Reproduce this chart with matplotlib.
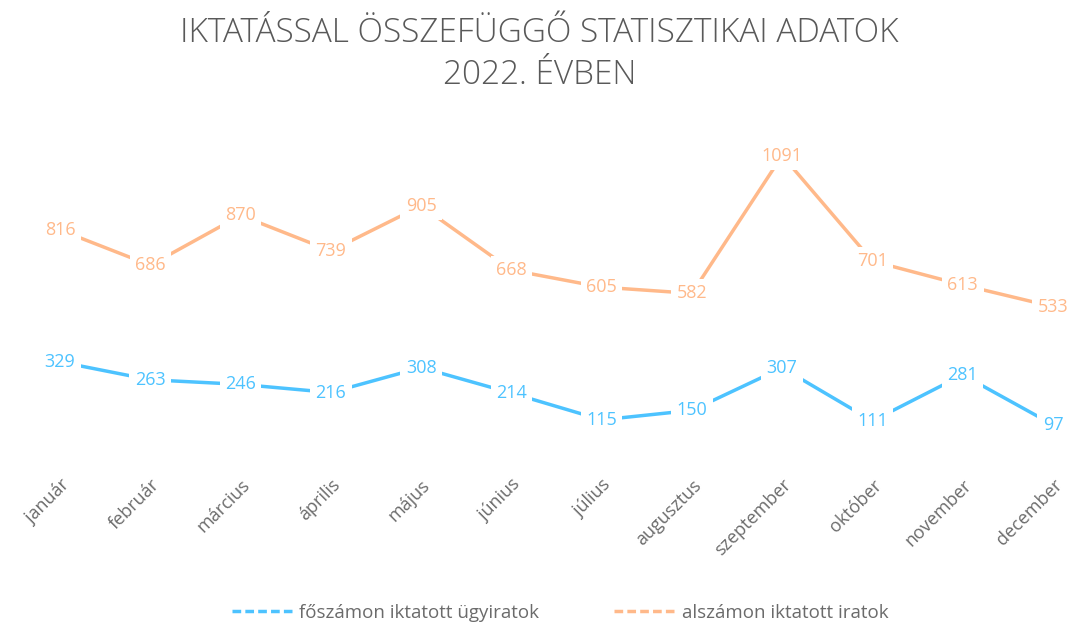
import matplotlib.pyplot as plt
from matplotlib.lines import Line2D

# data
months = ["január", "február", "március", "április", "május", "június",
          "július", "augusztus", "szeptember", "október", "november", "december"]
fo_szam = [329, 263, 246, 216, 308, 214, 115, 150, 307, 111, 281, 97]
al_szam = [816, 686, 870, 739, 905, 668, 605, 582, 1091, 701, 613, 533]
labels = ["főszámon iktatott ügyiratok", "alszámon iktatott iratok"]

BLUE = "#4DC3FF"
ORANGE = "#FFB98A"
GREY = "#595959"
FONT = ["Open Sans", "DejaVu Sans"]

fig = plt.figure(figsize=(10.79, 6.30), dpi=100)
ax = fig.add_axes([60 / 1079, 1 - 451 / 630, (1053 - 60) / 1079, 325 / 630])
x = list(range(len(months)))

for vals, col in [(fo_szam, BLUE), (al_szam, ORANGE)]:
    ax.plot(x, vals, color=col, lw=2.5, solid_capstyle="round", clip_on=False)
    for xi, v in zip(x, vals):
        ax.text(xi, v, str(v), color=col, fontsize=13, ha="center", va="center",
                family=FONT, clip_on=False,
                bbox=dict(boxstyle="square,pad=0.3", fc="white", ec="none"))

ax.set_xlim(0, 11)
ax.set_ylim(0, 1200)
ax.set_yticks([])
ax.set_xticks(x)
ax.set_xticklabels(months, rotation=45, ha="right", rotation_mode="anchor",
                   fontsize=13, color="#6b6b6b", family=FONT)
ax.tick_params(axis="x", length=0, pad=18)
for s in ax.spines.values():
    s.set_visible(False)

fig.text(0.5, 1 - 33 / 630, "IKTATÁSSAL ÖSSZEFÜGGŐ STATISZTIKAI ADATOK",
         ha="center", va="center", fontsize=24, color=GREY, family=FONT,
         fontweight="light")
fig.text(0.5, 1 - 75 / 630, "2022. ÉVBEN", ha="center", va="center",
         fontsize=24, color=GREY, family=FONT, fontweight="light")

handles = [Line2D([], [], color=BLUE, lw=2.5, ls=(0, (2.5, 1.2))),
           Line2D([], [], color=ORANGE, lw=2.5, ls=(0, (2.5, 1.2)))]
fig.legend(handles, labels, loc="center", bbox_to_anchor=(560 / 1079, 1 - 613 / 630),
           ncol=2, frameon=False, handlelength=3.2, handletextpad=0.4,
           columnspacing=4, labelcolor="#6b6b6b", prop={"family": FONT, "size": 13.5})

fig.savefig("out.png", dpi=100, facecolor="white")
★ ★ ★ ★
Using the listing, say how many lines include the word "matplotlib", and add nothing else.

3